The world’s biggest mining and steel companies have wiped about $50 billion off project valuations in the past year and the purge is poised to continue this earnings season as managers reassess expensive takeovers.
Anglo American Plc (AAL), Vale SA (VALE3) and Rio Tinto Group (RIO) led the writedowns as declining metal prices, rising project costs and slowing demand forced reviews. Glencore International Plc (GLEN) may write down some nickel and copper assets acquired through its takeover of Xstrata Plc (XTA), Liberum Capital Ltd. has said. BHP Billiton Ltd. (BHP) may trim aluminum operation valuations, according to Goldman Sachs Group Inc. and Sanford C. Bernstein Ltd.
Executives and shareholders are paying the price for a $1.1 trillion M&A binge over a decade. Failed deals in aluminum and coal caused $14 billion in writedowns at Rio and cost Chief Executive Officer Tom Albanese his job this month. Cost overruns contributed to Cynthia Carroll’s departure as CEO of Anglo American, which slashed $4 billion off the value of its Minas- Rio iron-ore project in Brazil yesterday. She leaves in April.

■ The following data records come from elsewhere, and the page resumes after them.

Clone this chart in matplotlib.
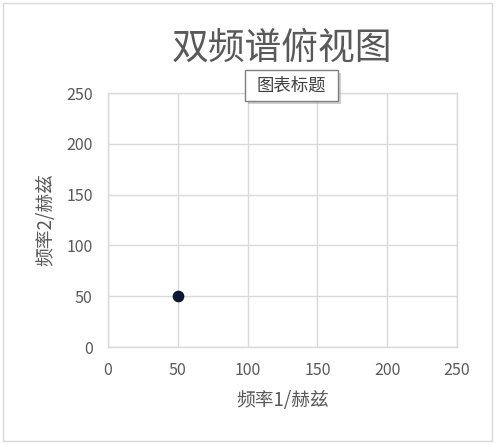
import matplotlib
matplotlib.use("Agg")
import matplotlib.pyplot as plt
from matplotlib.patches import Rectangle

plt.rcParams['font.family'] = ['Noto Sans CJK SC', 'DejaVu Sans']

# data
freq1 = [50]
freq2 = [50]
ticks = [0, 50, 100, 150, 200, 250]

title = "双频谱俯视图"
tip = "图表标题"
xlabel = "频率1/赫兹"
ylabel = "频率2/赫兹"

grey_txt = "#595959"
grid_col = "#d9d9d9"

fig = plt.figure(figsize=(5, 4.45), dpi=100)
ax = fig.add_axes([0.216, 0.220, 0.698, 0.571])

ax.scatter(freq1, freq2, s=55, color="#0b1733", zorder=3)
ax.set_xlim(0, 250)
ax.set_ylim(0, 250)
ax.set_xticks(ticks)
ax.set_yticks(ticks)
ax.grid(True, color=grid_col, lw=1)
ax.set_axisbelow(True)
for sp in ax.spines.values():
    sp.set_color(grid_col)
    sp.set_linewidth(1)
ax.tick_params(length=0, pad=11, labelsize=11.5, labelcolor=grey_txt)
ax.set_xlabel(xlabel, fontsize=13.5, color=grey_txt, labelpad=8)
ax.set_ylabel(ylabel, fontsize=13.5, color=grey_txt, labelpad=7)

# big title
fig.text(0.564, 0.891, title, fontsize=26.5, color=grey_txt, ha="center", va="center")

# "chart title" tooltip box with shadow
shadow = Rectangle((0.496, 0.766), 0.186, 0.07, transform=fig.transFigure,
                   facecolor="#b0b0b0", edgecolor="none", alpha=0.6, zorder=5)
box = Rectangle((0.490, 0.773), 0.186, 0.07, transform=fig.transFigure,
                facecolor="white", edgecolor="#7f7f7f", lw=1, zorder=6)
fig.add_artist(shadow)
fig.add_artist(box)
fig.text(0.583, 0.808, tip, fontsize=12.5, color="#404040", ha="center", va="center",
         zorder=7)

# faint chart border
fig.add_artist(Rectangle((0.006, 0.009), 0.978, 0.985, transform=fig.transFigure,
                         facecolor="none", edgecolor="#d9d9d9", lw=1))

fig.savefig("out.png", dpi=100)
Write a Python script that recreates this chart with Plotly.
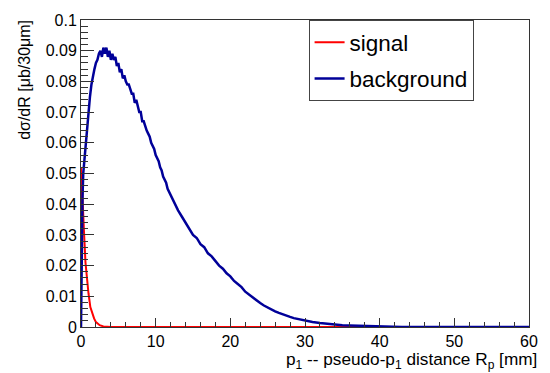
import plotly.graph_objects as go

# ---- data ----
sig_x = [0.0, 0.0, 0.05, 0.15, 0.25, 0.4, 0.6, 0.8, 1.0, 1.25, 1.5, 1.75, 2.0, 2.5, 3.0, 3.5, 4.0, 60.0]
sig_y = [0.0, 0.052, 0.050, 0.045, 0.038, 0.031, 0.021, 0.015, 0.011, 0.0065, 0.0045, 0.0028, 0.0016, 0.0006, 0.0002, 0.0001, 0.0, 0.0]

bkg_x = [0.0, 0.1, 0.2, 0.3, 0.4, 0.6, 0.8, 1.0, 1.2, 1.4, 1.6, 1.8, 2.0, 2.2, 2.4, 2.6, 2.8, 3.0,
         3.2, 3.4, 3.6, 3.8, 4.0, 4.2, 4.4, 4.6, 4.8, 5.0, 5.2, 5.4, 5.6, 5.8, 6.0, 6.2, 6.4, 6.6,
         6.8, 7.0, 7.2, 7.4, 7.6, 7.8, 8.0, 8.2, 8.4, 8.6, 8.8, 9.0, 9.2, 9.4, 9.6, 9.8, 10.0,
         10.2, 10.4, 10.6, 10.8, 11.0, 11.2, 11.4, 11.6, 11.8, 12.0, 12.5, 13.0, 13.5, 14.0,
         14.5, 15.0, 15.5, 16.0, 16.5, 17.0, 17.5, 18.0, 18.5, 19.0, 19.5, 20.0, 20.5, 21.0,
         21.5, 22.0, 22.5, 23.0, 23.5, 24.0, 24.5, 25.0, 25.5, 26.0, 26.5, 27.0, 27.5, 28.0,
         28.5, 29.0, 29.5, 30.0, 31.0, 32.0, 33.0, 34.0, 35.0, 36.0, 37.0, 38.0, 39.0, 40.0,
         41.0, 42.0, 43.0, 44.0, 45.0, 60.0]
bkg_y = [0.0, 0.030, 0.042, 0.050, 0.053, 0.058, 0.065, 0.071, 0.075, 0.079, 0.082, 0.084, 0.086,
         0.087, 0.089, 0.090, 0.088, 0.091, 0.089, 0.091, 0.088, 0.090, 0.087, 0.089, 0.087,
         0.088, 0.085, 0.086, 0.083, 0.084, 0.081, 0.082, 0.080, 0.079, 0.079, 0.077, 0.076,
         0.076, 0.073, 0.074, 0.072, 0.070, 0.070, 0.067, 0.067, 0.065, 0.064, 0.063, 0.062,
         0.060, 0.059, 0.058, 0.056, 0.055, 0.054, 0.052, 0.051, 0.049, 0.048, 0.047, 0.045,
         0.044, 0.043, 0.040, 0.038, 0.036, 0.034, 0.032, 0.030, 0.029, 0.027, 0.026, 0.024,
         0.023, 0.0215, 0.020, 0.019, 0.0175, 0.0165, 0.015, 0.014, 0.013, 0.0115, 0.0105,
         0.0095, 0.0087, 0.0078, 0.0070, 0.0063, 0.0057, 0.0051, 0.0046, 0.0041, 0.0037,
         0.0033, 0.0029, 0.0026, 0.0023, 0.0020, 0.0016, 0.0013, 0.0010, 0.0008, 0.0006,
         0.0005, 0.0004, 0.0003, 0.0002, 0.00015, 0.0001, 0.00007, 0.00004, 0.00002, 0.0, 0.0]

x_ticks = [0, 10, 20, 30, 40, 50, 60]
y_ticks = [0, 0.01, 0.02, 0.03, 0.04, 0.05, 0.06, 0.07, 0.08, 0.09, 0.1]
y_tick_text = ["0", "0.01", "0.02", "0.03", "0.04", "0.05", "0.06", "0.07", "0.08", "0.09", "0.1"]

FONT = "Liberation Sans, Arial, Helvetica, sans-serif"

fig = go.Figure()
fig.add_trace(go.Scatter(x=sig_x, y=sig_y, mode="lines", name="signal",
                         line=dict(color="#ff0000", width=2), legendgroup="s"))
fig.add_trace(go.Scatter(x=bkg_x, y=bkg_y, mode="lines", name="background",
                         line=dict(color="#000099", width=2.5), legendgroup="b"))

fig.update_layout(
    width=550, height=373,
    margin=dict(l=81, r=12, t=17, b=46),
    paper_bgcolor="white", plot_bgcolor="white",
    font=dict(family=FONT, size=16, color="black"),
    showlegend=True,
    legend=dict(x=0.508, y=1.0, xanchor="left", yanchor="top",
                bordercolor="#444", borderwidth=1, bgcolor="white",
                font=dict(family=FONT, size=22.5), tracegroupgap=4,
                itemwidth=30),
    xaxis=dict(range=[0, 60], tickvals=x_ticks, ticks="inside", ticklen=9,
               tickcolor="#333", showgrid=False, zeroline=False,
               showline=True, linecolor="#333", linewidth=1, mirror=True,
               minor=dict(dtick=2, ticks="inside", ticklen=5, tickcolor="#333"),
               tickfont=dict(size=16)),
    yaxis=dict(range=[0, 0.1], tickvals=y_ticks, ticktext=y_tick_text,
               ticks="inside", ticklen=13, tickcolor="#333", showgrid=False,
               zeroline=False, showline=True, linecolor="#333", linewidth=1,
               mirror=True,
               minor=dict(dtick=0.002, ticks="inside", ticklen=7, tickcolor="#333"),
               tickfont=dict(size=16)),
    annotations=[
        dict(text="p<sub>1</sub> -- pseudo-p<sub>1</sub> distance R<sub>p</sub> [mm]",
             xref="paper", yref="paper", x=1.022, y=-0.11, xanchor="right",
             yanchor="middle", showarrow=False, font=dict(size=17.2)),
        dict(text="dσ/dR [μb/30μm]", xref="paper", yref="paper", x=-0.125,
             y=1.007, xanchor="center", yanchor="top", textangle=-90,
             showarrow=False, font=dict(size=16)),
    ],
)

fig.write_html("out.html", config={"displayModeBar": False},
               post_script="document.body.style.margin='0px';")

“Companies are now starting to come clean with many of the mistakes they’ve made over the last few years,” Evy Hambro, manager of BlackRock Inc.’s $12 billion World Mining Fund, said in an interview with Bloomberg Television. “It wouldn’t surprise me to see more writedowns.”
A writedown is a reduction in the value of an asset carried on a company’s financial statement if it’s deemed to be overstated compared to the current market value. Estimated valuations can be reviewed over time.
Anglo American fell 20 percent in London trading last year, while Glencore slipped 10 percent. BHP gained 13 percent and Rio Tinto 12 percent. Earnings from Melbourne-based BHP are due Feb. 20, while Glencore’s 2012 financials are expected March 5.
The mining industry’s merger and acquisition missteps have been compounded by higher costs for energy, labor and construction materials. That has trimmed profits, sapped investor appetite for further deals and spurred calls for greater returns.
The Bloomberg World Mining Index rose 2.9 percent last year after dropping 31 percent in 2011. The Dow Jones Industrial Average gained 7.3 percent last year and 5.5 percent in 2011.
Glencore may write down as much as $2 billion following its $37 billion takeover of Xstrata Plc, due to be completed in March, according to Richard Knights, an analyst at Liberum said.
BHP, the world’s biggest mining company, may lower the valuation of its nickel and aluminum assets by about $5 billion, Bernstein said in a report today, while Goldman Sachs said in January that BHP may take a $2 billion to $3 billion impairment on aluminum. BHP in August announced a $3.3 billion charge on gas and nickel assets. Spokesmen for BHP and Glencore declined to comment.